WHAT YOU NEED TO DO
Write out, word for word, every line from the first one through the line that holds "0.05, 0.03]", and nothing else; skip the pictures.
** START **
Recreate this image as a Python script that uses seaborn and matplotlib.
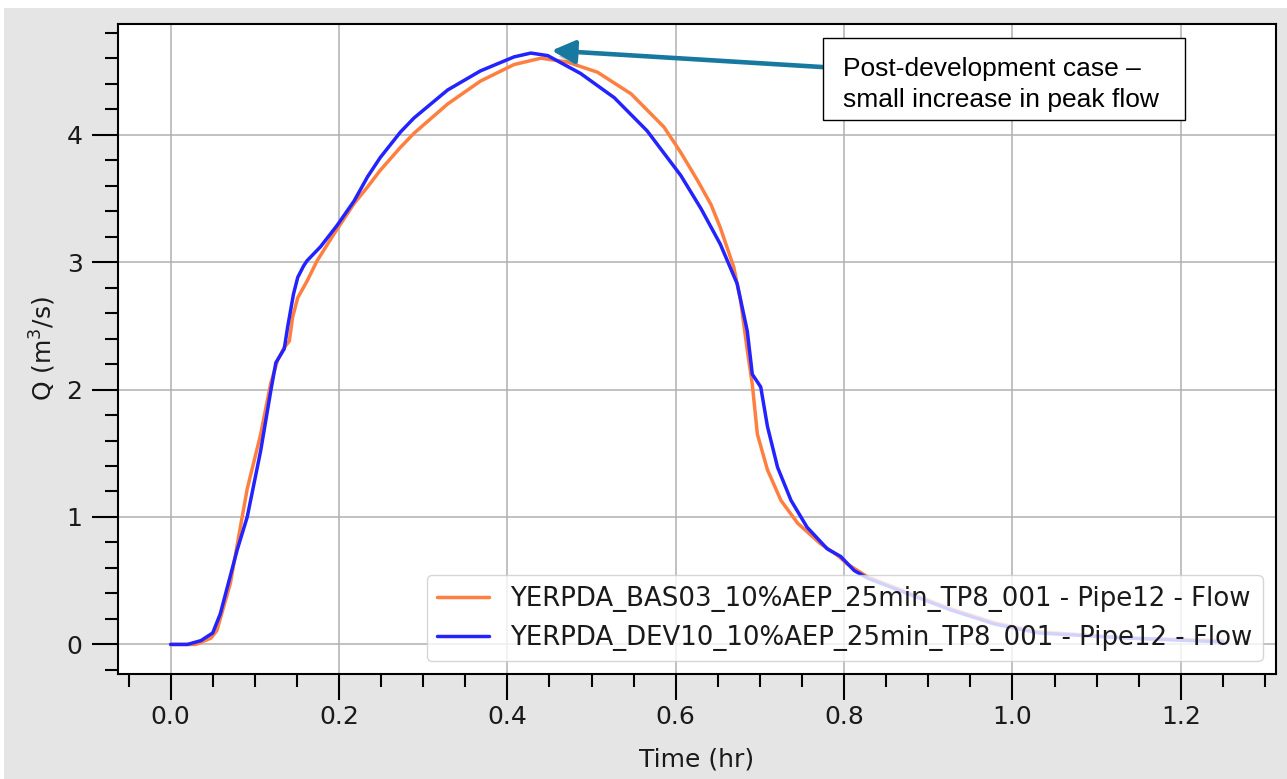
import numpy as np
import pandas as pd
import matplotlib
matplotlib.use("Agg")
import matplotlib.pyplot as plt
import seaborn as sns
from matplotlib.patches import Rectangle
from matplotlib import patheffects as pe
from matplotlib.ticker import MultipleLocator

# ---------------- data ----------------
series_names = [
    "YERPDA_BAS03_10%AEP_25min_TP8_001 - Pipe12 - Flow",
    "YERPDA_DEV10_10%AEP_25min_TP8_001 - Pipe12 - Flow",
]

bas_time = [0.0, 0.03, 0.048, 0.055, 0.071, 0.085, 0.091, 0.107, 0.119, 0.127,
            0.135, 0.141, 0.145, 0.151, 0.162, 0.174, 0.194, 0.218, 0.234, 0.249,
            0.273, 0.289, 0.329, 0.368, 0.408, 0.44, 0.471, 0.507, 0.547, 0.586,
            0.606, 0.626, 0.642, 0.653, 0.669, 0.677, 0.685, 0.691, 0.697, 0.709,
            0.725, 0.745, 0.772, 0.792, 0.804, 0.828, 0.875, 0.927, 0.979, 1.031,
            1.136, 1.25]
bas_flow = [0.0, 0.0, 0.05, 0.11, 0.48, 1.0, 1.22, 1.65, 2.05, 2.23,
            2.33, 2.38, 2.57, 2.72, 2.85, 3.01, 3.22, 3.46, 3.59, 3.72,
            3.90, 4.01, 4.24, 4.42, 4.55, 4.60, 4.57, 4.49, 4.32, 4.06,
            3.86, 3.64, 3.45, 3.27, 2.96, 2.70, 2.31, 2.04, 1.65, 1.37,
            1.13, 0.95, 0.79, 0.70, 0.63, 0.53, 0.41, 0.28, 0.17, 0.10,
            0.05, 0.03]

dev_time = [0.0, 0.02, 0.036, 0.05, 0.059, 0.079, 0.091, 0.107, 0.119, 0.125,
            0.135, 0.139, 0.146, 0.151, 0.158, 0.162, 0.178, 0.198, 0.218, 0.234,
            0.249, 0.273, 0.289, 0.329, 0.368, 0.408, 0.428, 0.448, 0.487, 0.527,
            0.566, 0.606, 0.630, 0.653, 0.673, 0.685, 0.691, 0.701, 0.709, 0.721,
            0.737, 0.756, 0.780, 0.796, 0.812, 0.828, 0.875, 0.927, 0.979, 1.031,
            1.136, 1.25]
dev_flow = [0.0, 0.0, 0.03, 0.09, 0.24, 0.74, 1.0, 1.52, 1.99, 2.21,
            2.32, 2.49, 2.75, 2.88, 2.97, 3.01, 3.12, 3.29, 3.48, 3.67,
            3.82, 4.02, 4.13, 4.35, 4.50, 4.61, 4.64, 4.62, 4.48, 4.29,
            4.03, 3.68, 3.42, 3.14, 2.83, 2.46, 2.12, 2.02, 1.71, 1.39,
            1.13, 0.92, 0.75, 0.69, 0.58, 0.52, 0.40, 0.27, 0.16, 0.09,
            0.05, 0.02]

annotation_text = "Post-development case \u2013\nsmall increase in peak flow"
peak_time, peak_flow = 0.4527, 4.66

colors = ["#ff7f40", "#2323ff"]

df = pd.concat([
    pd.DataFrame({"Time": bas_time, "Q": bas_flow, "Series": series_names[0]}),
    pd.DataFrame({"Time": dev_time, "Q": dev_flow, "Series": series_names[1]}),
], ignore_index=True)

# ---------------- style ----------------
sns.set_style("white")
plt.rcParams["font.family"] = ["DejaVu Sans"]

W, H = 1287, 779
fig = plt.figure(figsize=(W / 100, H / 100), dpi=100, facecolor="white")
fig.patches.append(Rectangle((4 / W, 0), 1, 1 - 8 / H, transform=fig.transFigure,
                             facecolor="#e5e5e5", edgecolor="none", zorder=-10))

ax_l, ax_r, ax_t, ax_b = 118, 1275.5, 23.5, 674
ax = fig.add_axes([ax_l / W, 1 - ax_b / H, (ax_r - ax_l) / W, (ax_b - ax_t) / H])
ax.set_facecolor("white")

sns.lineplot(data=df, x="Time", y="Q", hue="Series", palette=colors,
             estimator=None, sort=False, lw=2.5, legend=False, ax=ax)
for ln in ax.lines:
    ln.set_solid_joinstyle("round")

ax.grid(True, which="major", color="#b0b0b0", lw=1.1)
ax.set_axisbelow(True)
for s in ax.spines.values():
    s.set_color("black")
    s.set_linewidth(1.5)

ax.xaxis.set_major_locator(MultipleLocator(0.2))
ax.xaxis.set_minor_locator(MultipleLocator(0.05))
ax.yaxis.set_major_locator(MultipleLocator(1))
ax.yaxis.set_minor_locator(MultipleLocator(0.2))
ax.tick_params(which="both", bottom=True, left=True, top=False, right=False)
ax.tick_params(which="major", direction="out", length=18.5, width=1.5,
               color="black", labelsize=18, labelcolor="#1a1a1a")
ax.tick_params(axis="x", which="major", pad=4)
ax.tick_params(axis="y", which="major", pad=7)
ax.tick_params(which="minor", direction="out", length=9.5, width=1.5, color="black")

ax.set_xlabel("Time (hr)", fontsize=18, color="#1a1a1a", labelpad=13)
ax.set_ylabel("Q (m$^3$/s)", fontsize=18, color="#1a1a1a", labelpad=6)

leg = ax.legend(handles=ax.lines[:2], labels=series_names, loc="lower right",
                fontsize=18.7, framealpha=0.8)
for t in leg.get_texts():
    t.set_color("#1a1a1a")

# annotation box + arrow
ax.annotate("", xy=(peak_time, peak_flow), xycoords="data",
            xytext=(0.609, 0.933), textcoords="axes fraction",
            arrowprops=dict(arrowstyle="-|>,head_length=0.7,head_width=0.35",
                            color="#17799f", lw=3.3, mutation_scale=20,
                            shrinkA=0, shrinkB=0,
                            path_effects=[pe.withSimplePatchShadow(
                                offset=(1.5, -4), shadow_rgbFace="#8a8a8a", alpha=0.45)]),
            zorder=5)
ax.add_patch(Rectangle((0.609, 0.852), 0.922 - 0.609, 0.978 - 0.852,
                       transform=ax.transAxes, facecolor="white",
                       edgecolor="black", lw=1.0, zorder=6))
ax.text(0.626, 0.906, annotation_text, transform=ax.transAxes, ha="left",
        va="center", fontsize=19, family=["Liberation Sans", "DejaVu Sans"],
        linespacing=1.35, color="black", zorder=7)

fig.savefig("out.png", dpi=100, facecolor=fig.get_facecolor())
** END **
WORKED ANSWER
Recreate this image as a Python script that uses seaborn and matplotlib.
import numpy as np
import pandas as pd
import matplotlib
matplotlib.use("Agg")
import matplotlib.pyplot as plt
import seaborn as sns
from matplotlib.patches import Rectangle
from matplotlib import patheffects as pe
from matplotlib.ticker import MultipleLocator

# ---------------- data ----------------
series_names = [
    "YERPDA_BAS03_10%AEP_25min_TP8_001 - Pipe12 - Flow",
    "YERPDA_DEV10_10%AEP_25min_TP8_001 - Pipe12 - Flow",
]

bas_time = [0.0, 0.03, 0.048, 0.055, 0.071, 0.085, 0.091, 0.107, 0.119, 0.127,
            0.135, 0.141, 0.145, 0.151, 0.162, 0.174, 0.194, 0.218, 0.234, 0.249,
            0.273, 0.289, 0.329, 0.368, 0.408, 0.44, 0.471, 0.507, 0.547, 0.586,
            0.606, 0.626, 0.642, 0.653, 0.669, 0.677, 0.685, 0.691, 0.697, 0.709,
            0.725, 0.745, 0.772, 0.792, 0.804, 0.828, 0.875, 0.927, 0.979, 1.031,
            1.136, 1.25]
bas_flow = [0.0, 0.0, 0.05, 0.11, 0.48, 1.0, 1.22, 1.65, 2.05, 2.23,
            2.33, 2.38, 2.57, 2.72, 2.85, 3.01, 3.22, 3.46, 3.59, 3.72,
            3.90, 4.01, 4.24, 4.42, 4.55, 4.60, 4.57, 4.49, 4.32, 4.06,
            3.86, 3.64, 3.45, 3.27, 2.96, 2.70, 2.31, 2.04, 1.65, 1.37,
            1.13, 0.95, 0.79, 0.70, 0.63, 0.53, 0.41, 0.28, 0.17, 0.10,
            0.05, 0.03]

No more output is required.